Sen. Joseph Biden of Delaware, the second ranking Democrat on the Committee, said he and Sen. Daniel Inouye (D. Hawaii) would draft a refinancing plan for Israel when the new Senate goes into session next month. Biden spoke at the Annual Metropolitan Dinner of the Zionist Organization of America here.

He noted that the U.S. has been able to refinance the debt service of other economically troubled nations such as Mexico, Nigeria and Argentina. He also chided those who complain that the U.S. provides excessive economic and military aid to Israel. "The U.S. spends over $100 billion a year on NATO and worries about spending $2.7 billion on Israel," he said.

‘THE CONSCIOUSNESS OF GUILT’

Biden, long one of Israel’s staunchest firends in Congress, observed "that the consciousness of guilt" over what America left undone to prevent the Holocaust "does not exist for most of the younger generation. America’s most articulate spokesmen for Israel are gone, replaced by men and women with no institutional memory," he said.

"The security of every Jew in the world is tied to Israel. If Israel dies, Judaism will be in jeopardy," the Senator said, adding, "but I am confident that Israel and Judaism will survive."

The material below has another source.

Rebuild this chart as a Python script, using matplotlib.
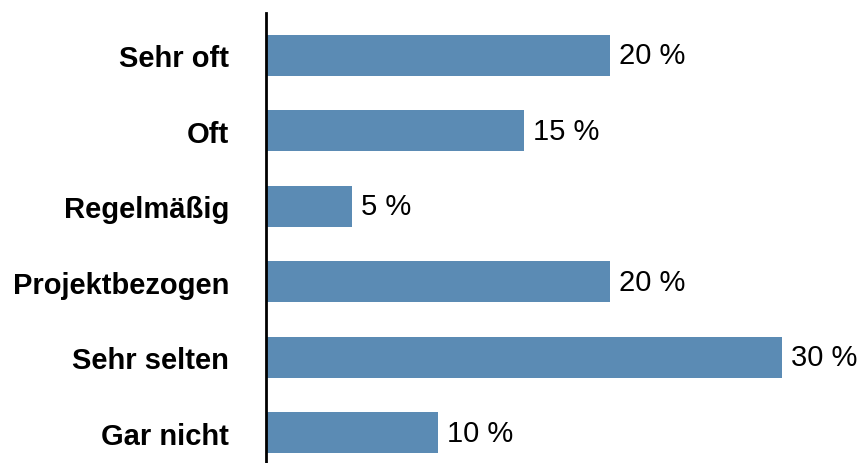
import matplotlib
matplotlib.use("Agg")
import matplotlib.pyplot as plt

categories = ["Sehr oft", "Oft", "Regelmäßig", "Projektbezogen", "Sehr selten", "Gar nicht"]
shares = [20, 15, 5, 20, 30, 10]
value_labels = ["20 %", "15 %", "5 %", "20 %", "30 %", "10 %"]

W, H = 858, 464
fig = plt.figure(figsize=(W / 100, H / 100), dpi=100)
plt.rcParams["font.family"] = ["Liberation Sans", "DejaVu Sans"]

# axes placed in pixel terms: left edge at the category axis line
left_px, right_px = 266, 858
top_px, bottom_px = 14, 464
ax = fig.add_axes([left_px / W, 1 - bottom_px / H, (right_px - left_px) / W, (bottom_px - top_px) / H])

n = len(categories)
ypos = list(range(n))
ax.barh(ypos, shares, height=0.54, color="#5B8BB4", edgecolor="none")

# 17.2 px per percentage point
ax.set_xlim(0, (right_px - left_px) / 17.2)
ax.set_ylim(n - 1 + 0.40, -0.56)

for y, v, lab in zip(ypos, shares, value_labels):
    ax.text(v + 0.55, y, lab, va="center", ha="left", fontsize=21, color="#000000")

ax.set_yticks(ypos)
ax.set_yticklabels(categories, fontsize=21, fontweight="bold")
ax.tick_params(axis="y", length=0, pad=26.5)
ax.set_xticks([])
for s in ["top", "right", "bottom"]:
    ax.spines[s].set_visible(False)
ax.spines["left"].set_linewidth(2)
ax.spines["left"].set_color("#000000")

fig.savefig("out.png", dpi=100)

The dinner was highlighted by the presentation of the ZOA’s Brandeis Award to Capt. Leo Berger, a shipowner and businessman who was cited for his "outstanding commitment to Judaism, Zionism and the State of Israel."

The award was presented by ZOA president Alleck Resnick. The ZOA announced that over $200,000 was raised at the dinner, presided over by Milton Shapiro, chairman of the American Zionist Fund. It will be used to expand the ZOA’s public affairs program in the U.S. and its cultural and educational institutions in Israel.

Resnick told the dinner guests that the recent denunciation of the Camp David accords by King Hussein of Jordan and the silence by President Hosni Mubarak of Egypt in defending his peace treaty with Israel "testifies to an instability and inconsistency that must trouble all free peoples who put their faith in negotiated agreements."